At the event, Williamson said the Declaration of Independence’s signers advocated for freedom and liberty despite being slaveholders, which she said represents the “bipolar nature” of the United States toward individual liberties.

“We are both a nation founded on the most enlightened and aspirational principles that have ever formed the core of a nation and we have always been – in every generation, and in some ways are today – the most violent perpetrators of transgression against those principles.”

Williamson said that if elected president, she will ensure that the government pays reparations for the historic injustice of slavery.

“I don’t believe that the average American is a racist,” she said. “But I do believe that the average American is woefully undereducated about the history of race in the United States.”

Williamson also talked about the need to reform higher education to introduce trauma-informed health care for students with post-traumatic stress disorder, to eliminate student loan debt and to ensure access to a free college education.

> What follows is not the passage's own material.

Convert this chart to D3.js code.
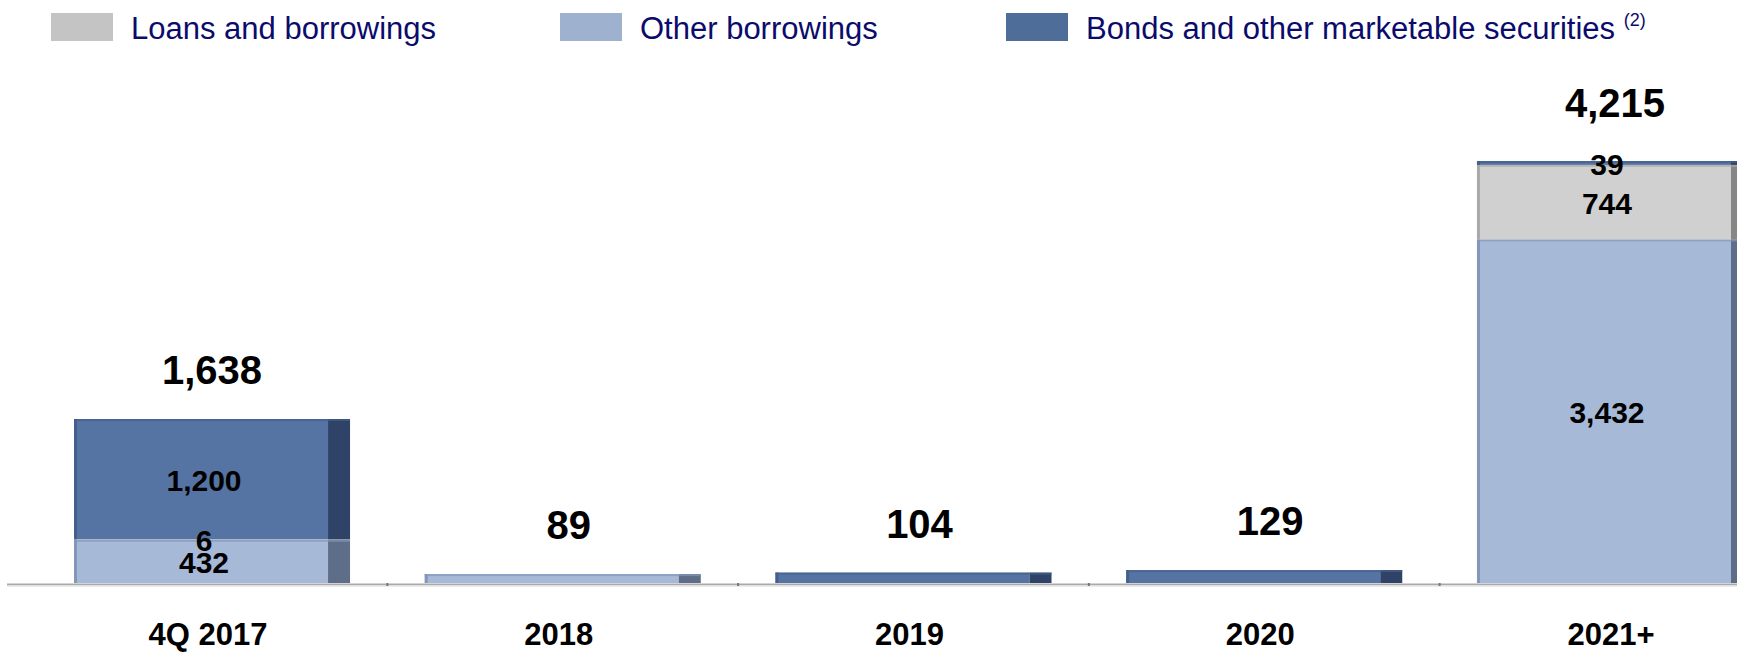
<!DOCTYPE html>
<html>
<head>
<meta charset="utf-8">
<script src="https://cdn.jsdelivr.net/npm/d3@7"></script>
<style>
    body { margin: 0; background: #ffffff; }
    svg text { font-family: Arial, "Liberation Sans", sans-serif; }
</style>
</head>
<body>
<div id="chart"></div>
<script>
    var categories = ["4Q 2017", "2018", "2019", "2020", "2021+"];
    var otherBorrowings = [432, 89, 0, 0, 3432];
    var loansAndBorrowings = [6, 0, 0, 0, 744];
    var bonds = [1200, 0, 104, 129, 39];
    var seriesNames = ["Loans and borrowings", "Other borrowings", "Bonds and other marketable securities"];

    var width = 1737, height = 652;
    var baseY = 583, topY = 161;
    var sideWidth = 22;

    // stacking order from the bottom up
    var stackOrder = [
        { key: "other", values: otherBorrowings, face: "#a6b9d7", side: "#5f6e88", edge: "#8297ba" },
        { key: "loans", values: loansAndBorrowings, face: "#d0d0d0", side: "#868686", edge: "#a9a9a9" },
        { key: "bonds", values: bonds, face: "#5574a3", side: "#2f4368", edge: "#445f8c" }
    ];
    var legendItems = [
        { name: seriesNames[0], color: "#c4c4c4", x: 51 },
        { name: seriesNames[1], color: "#9eb1cf", x: 560 },
        { name: seriesNames[2], color: "#4f6d99", x: 1006, note: "(2)" }
    ];

    var fmt = d3.format(",");

    function buildRows() {
        return categories.map(function (c, i) {
            var y0 = 0;
            var segs = stackOrder.map(function (s) {
                var seg = { key: s.key, value: s.values[i], y0: y0, y1: y0 + s.values[i], style: s };
                y0 += s.values[i];
                return seg;
            }).filter(function (s) { return s.value > 0; });
            return { category: c, total: y0, segments: segs };
        });
    }

    function drawLegend(svg) {
        var g = svg.append("g");
        legendItems.forEach(function (d) {
            g.append("rect")
                .attr("x", d.x)
                .attr("y", 13)
                .attr("width", 62)
                .attr("height", 28)
                .attr("fill", d.color);
            var t = g.append("text")
                .attr("x", d.x + 80)
                .attr("y", 39)
                .attr("font-size", "31px")
                .attr("fill", "#0b0b6b")
                .text(d.name + " ");
            if (d.note) {
                t.append("tspan")
                    .attr("font-size", "18px")
                    .attr("dy", "-13")
                    .text(d.note);
            }
        });
    }

    function drawChart() {
        var rows = buildRows();

        var svg = d3.select("#chart")
            .append("svg")
            .attr("width", width)
            .attr("height", height);

        var x = d3.scaleBand()
            .domain(categories)
            .range([74, 1753])
            .paddingInner(0.213)
            .paddingOuter(0);

        var y = d3.scaleLinear()
            .domain([0, d3.max(rows, function (r) { return r.total; })])
            .range([baseY, topY]);

        drawLegend(svg);

        // baseline
        svg.append("line")
            .attr("x1", 7).attr("x2", width)
            .attr("y1", baseY + 1.5).attr("y2", baseY + 1.5)
            .attr("stroke", "#a9a9a9")
            .attr("stroke-width", 2);
        svg.append("line")
            .attr("x1", 7).attr("x2", width)
            .attr("y1", baseY + 3).attr("y2", baseY + 3)
            .attr("stroke", "#e6e6e6")
            .attr("stroke-width", 1.5);
        svg.selectAll(".tick-mark")
            .data(categories.slice(1))
            .enter().append("rect")
            .attr("class", "tick-mark")
            .attr("x", function (d) { return x(d) - x.step() * x.paddingInner() / 2 - 1; })
            .attr("y", baseY)
            .attr("width", 2)
            .attr("height", 3)
            .attr("fill", "#777");

        var bars = svg.selectAll(".bar")
            .data(rows)
            .enter().append("g")
            .attr("class", "bar");

        bars.each(function (r) {
            var g = d3.select(this);
            var bx = x(r.category);
            var bw = x.bandwidth();
            r.segments.forEach(function (s) {
                var yTop = y(s.y1), yBot = y(s.y0);
                g.append("rect")
                    .attr("x", bx)
                    .attr("y", yTop)
                    .attr("width", bw - sideWidth)
                    .attr("height", yBot - yTop)
                    .attr("fill", s.style.face);
                g.append("rect")
                    .attr("x", bx + bw - sideWidth)
                    .attr("y", yTop)
                    .attr("width", sideWidth)
                    .attr("height", yBot - yTop)
                    .attr("fill", s.style.side);
                // darker left edge and light top rim
                g.append("rect")
                    .attr("x", bx)
                    .attr("y", yTop)
                    .attr("width", 3)
                    .attr("height", yBot - yTop)
                    .attr("fill", s.style.edge);
                g.append("rect")
                    .attr("x", bx)
                    .attr("y", yTop)
                    .attr("width", bw)
                    .attr("height", Math.min(2, yBot - yTop))
                    .attr("fill", s.style.edge)
                    .attr("opacity", 0.7);
            });

            // segment labels only where a bar has several parts
            var labelled = r.segments.length > 1;
            var bump = 0;
            if (labelled) {
                r.segments.forEach(function (s) {
                    g.append("text")
                        .attr("x", bx + bw / 2 - 8)
                        .attr("y", (y(s.y0) + y(s.y1)) / 2 + 1)
                        .attr("dy", "0.36em")
                        .attr("text-anchor", "middle")
                        .attr("font-size", "30px")
                        .attr("font-weight", "bold")
                        .attr("fill", "#000")
                        .text(fmt(s.value));
                });
                var topSeg = r.segments[r.segments.length - 1];
                if (y(topSeg.y0) - y(topSeg.y1) < 30) bump = 9;
            }

            g.append("text")
                .attr("x", bx + bw / 2 + (r.segments.length > 1 ? 0 : 6))
                .attr("y", y(r.total) - 35 - bump)
                .attr("text-anchor", "middle")
                .attr("font-size", "40px")
                .attr("font-weight", "bold")
                .attr("fill", "#000")
                .text(fmt(r.total));

            g.append("text")
                .attr("x", bx + bw / 2 - 4)
                .attr("y", 645)
                .attr("text-anchor", "middle")
                .attr("font-size", "31px")
                .attr("font-weight", "bold")
                .attr("fill", "#000")
                .text(r.category);
        });
    }

    drawChart();
</script>
</body>
</html>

She said that if elected, she would institute a cabinet-level U.S. Department of Children and Youth to tackle issues affecting American youth like food insecurity and lacking mental health care access in schools.

“In the richest country in the world, it is a passive form of oppression to withhold from any child in any neighborhood a high-quality education for no other reason than that child did not win the birth lottery when it comes to financial advantage,” she said.

Williamson added that she would also prioritize adding a cabinet-level U.S Department of Peace if she is elected president to ensure that U.S. officials are adequately prioritizing global peacekeeping efforts.

“We need to get the peace-building agencies equal weight on the national security agenda as we do the military,” she said.

Williamson said tackling the issue of climate change will require “World War II-level” mass mobilization, adding that the Green New Deal – proposed legislation aimed at combating climate change and economic inequality – might be insufficient to address the vast scope of the climate “crisis.”

“We have 12 years to make a serious transition from a dirty economy to clean economy,” she said. “If we do not do this, we could face within 20 years a level of massive social collapse, the likes of which we have not seen in the modern era.”

About a week before the event, College Democrats released a statement Monday to “reaffirm” that they “have not” and “will not” endorse a candidate in the 2020 Democratic primary. Former College Democrats President Lauren Bordeaux echoed the group’s decision not to endorse a primary candidate, adding that the student organization hopes to bring more presidential candidates to speak on campus in the coming months.

Half of the College Democrats executive board announced their resignations in an email to the group’s members on Monday, citing personal development and mental health reasons. At a town hall meeting Tuesday, the board’s remaining members said the resigned leaders tampered with the group’s election for freshman representative in September.

This post has been updated to correct the following:
The Hatchet incorrectly reported that College Democrats released a statement after Marianne Williamson’s event. The organization released the statement about a week before. We regret this error.